**PROBLEM REQUIREMENTS:** Begin with the first line of the material and write out each line exactly, ending with the line that contains "var blue = '#5b9bd5';". Pictures are not part of the copy.

**INFORMATION PROVIDED:**
[start]
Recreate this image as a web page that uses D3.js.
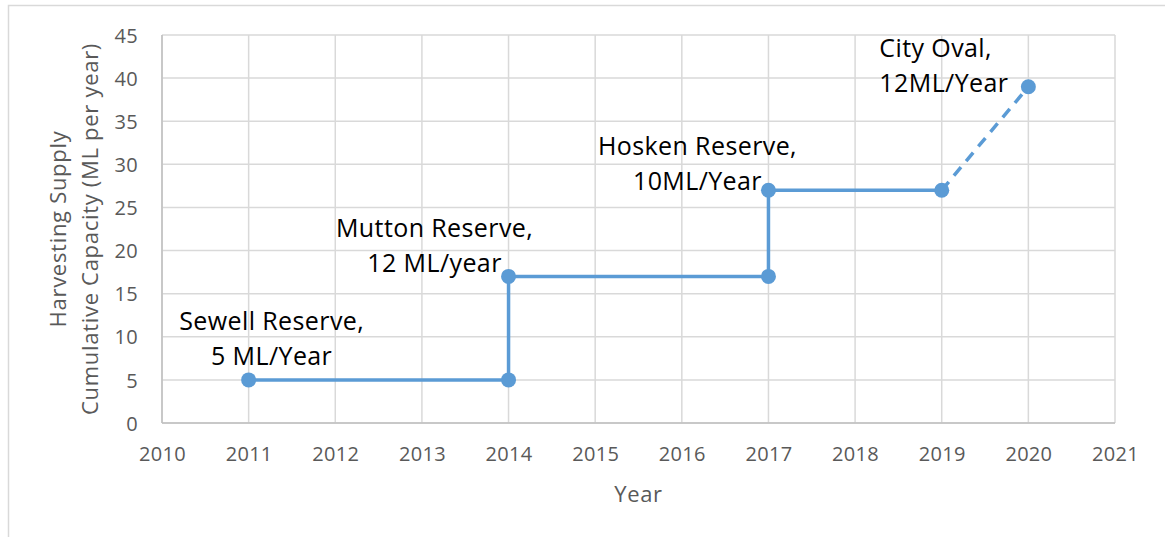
<!DOCTYPE html>
<html>
<head>
<meta charset="utf-8">
<script src="https://cdn.jsdelivr.net/npm/d3@7"></script>
<style>
	body { margin: 0; background: #fff; }
	svg { display: block; }
	text { font-family: "Open Sans", "Noto Sans", sans-serif; }
</style>
</head>
<body>
<svg id="chart"></svg>
<script>
// data
var years = [2011, 2014, 2014, 2017, 2017, 2019, 2020];
var capacity = [5, 5, 17, 17, 27, 27, 39];
// true where the link into this point is a planned (dashed) step
var planned = [false, false, false, false, false, false, true];

var labelYears = [2011, 2014, 2017, 2020];
var labelValues = [5, 17, 27, 39];
var labelLines = [
	["Sewell Reserve,", "5 ML/Year"],
	["Mutton Reserve,", "12 ML/year"],
	["Hosken Reserve,", "10ML/Year"],
	["City Oval,", "12ML/Year"]
];

var xTicks = d3.range(2010, 2022);
var yTicks = d3.range(0, 50, 5);

var W = 1165, H = 537;
var plotL = 162, plotR = 1115, plotT = 35, plotB = 423;
var blue = '#5b9bd5';

var svg = d3.select('#chart')
	.attr('width', W)
	.attr('height', H);

// outer chart border
svg.append('rect')
	.attr('x', 8.5)
	.attr('y', 5.5)
	.attr('width', W)
	.attr('height', H)
	.attr('fill', 'none')
	.attr('stroke', '#d9d9d9')
	.attr('stroke-width', 1.5);

var x = d3.scaleLinear().domain([2010, 2021]).range([plotL, plotR]);
var y = d3.scaleLinear().domain([0, 45]).range([plotB, plotT]);

// gridlines
svg.append('g')
	.selectAll('line')
	.data(xTicks)
	.enter().append('line')
	.attr('x1', function(d) { return x(d); })
	.attr('x2', function(d) { return x(d); })
	.attr('y1', plotT)
	.attr('y2', plotB)
	.attr('stroke', '#d9d9d9')
	.attr('stroke-width', 1.5);

svg.append('g')
	.selectAll('line')
	.data(yTicks)
	.enter().append('line')
	.attr('x1', plotL)
	.attr('x2', plotR)
	.attr('y1', function(d) { return y(d); })
	.attr('y2', function(d) { return y(d); })
	.attr('stroke', '#d9d9d9')
	.attr('stroke-width', 1.5);

// axis lines
svg.append('line')
	.attr('x1', plotL).attr('x2', plotR)
	.attr('y1', plotB).attr('y2', plotB)
	.attr('stroke', '#bfbfbf').attr('stroke-width', 1.5);
svg.append('line')
	.attr('x1', plotL).attr('x2', plotL)
	.attr('y1', plotT).attr('y2', plotB)
	.attr('stroke', '#bfbfbf').attr('stroke-width', 1.5);

// axes (labels only)
var xAxis = svg.append('g')
	.attr('transform', 'translate(0,' + plotB + ')')
	.call(d3.axisBottom(x).tickValues(xTicks).tickFormat(d3.format('d')).tickSize(0).tickPadding(24));
var yAxis = svg.append('g')
	.attr('transform', 'translate(' + plotL + ',0)')
	.call(d3.axisLeft(y).tickValues(yTicks).tickSize(0).tickPadding(24));

[xAxis, yAxis].forEach(function(a) {
	a.select('.domain').remove();
	a.selectAll('text')
		.attr('fill', '#595959')
		.style('font-size', '20px')
		.style('letter-spacing', '0.3px')
		.style('font-family', '"Open Sans", sans-serif');
});
yAxis.selectAll('text').attr('dy', '0.36em');

// axis titles
svg.append('text')
	.attr('x', (plotL + plotR) / 2)
	.attr('y', 502)
	.attr('text-anchor', 'middle')
	.attr('fill', '#595959')
	.style('font-size', '22px')
	.style('letter-spacing', '0.6px')
	.text('Year');

var yTitle = svg.append('text')
	.attr('transform', 'translate(66,' + ((plotT + plotB) / 2) + ') rotate(-90)')
	.attr('text-anchor', 'middle')
	.attr('fill', '#595959')
	.style('font-size', '22px')
	.style('letter-spacing', '0.7px');
yTitle.append('tspan').attr('x', 0).attr('y', 0).text('Harvesting Supply');
yTitle.append('tspan').attr('x', 0).attr('y', 32).text('Cumulative Capacity (ML per year)');

// series
var pts = years.map(function(d, i) { return {year: d, value: capacity[i], planned: planned[i]}; });

var segs = pts.slice(1).map(function(p, i) { return [pts[i], p]; });

svg.append('g')
	.selectAll('line')
	.data(segs)
	.enter().append('line')
	.attr('x1', function(s) { return x(s[0].year); })
	.attr('y1', function(s) { return y(s[0].value); })
	.attr('x2', function(s) { return x(s[1].year); })
	.attr('y2', function(s) { return y(s[1].value); })
	.attr('stroke', blue)
	.attr('stroke-width', 3.5)
	.attr('stroke-dasharray', function(s) { return s[1].planned ? '11,8' : null; });

svg.append('g')
	.selectAll('circle')
	.data(pts)
	.enter().append('circle')
	.attr('cx', function(d) { return x(d.year); })
	.attr('cy', function(d) { return y(d.value); })
	.attr('r', 7.5)
	.attr('fill', blue);

// data labels, offset from their point in px
var labelDx = [23, -74, -71, -149];
var labelDy = [-50, -39, -35, -30];
var labelAnchor = ['middle', 'middle', 'middle', 'start'];

labelYears.forEach(function(yr, i) {
	var t = svg.append('text')
		.attr('text-anchor', labelAnchor[i])
		.attr('fill', '#000')
		.style('font-size', '25px')
		.style('letter-spacing', '0.4px');
	labelLines[i].forEach(function(line, j) {
		t.append('tspan')
			.attr('x', x(yr) + labelDx[i])
			.attr('y', y(labelValues[i]) + labelDy[i] + j * 35)
			.text(line);
	});
});
</script>
</body>
</html>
[end]
**THE ANSWER:**
Recreate this image as a web page that uses D3.js.
<!DOCTYPE html>
<html>
<head>
<meta charset="utf-8">
<script src="https://cdn.jsdelivr.net/npm/d3@7"></script>
<style>
	body { margin: 0; background: #fff; }
	svg { display: block; }
	text { font-family: "Open Sans", "Noto Sans", sans-serif; }
</style>
</head>
<body>
<svg id="chart"></svg>
<script>
// data
var years = [2011, 2014, 2014, 2017, 2017, 2019, 2020];
var capacity = [5, 5, 17, 17, 27, 27, 39];
// true where the link into this point is a planned (dashed) step
var planned = [false, false, false, false, false, false, true];

var labelYears = [2011, 2014, 2017, 2020];
var labelValues = [5, 17, 27, 39];
var labelLines = [
	["Sewell Reserve,", "5 ML/Year"],
	["Mutton Reserve,", "12 ML/year"],
	["Hosken Reserve,", "10ML/Year"],
	["City Oval,", "12ML/Year"]
];

var xTicks = d3.range(2010, 2022);
var yTicks = d3.range(0, 50, 5);

var W = 1165, H = 537;
var plotL = 162, plotR = 1115, plotT = 35, plotB = 423;
var blue = '#5b9bd5';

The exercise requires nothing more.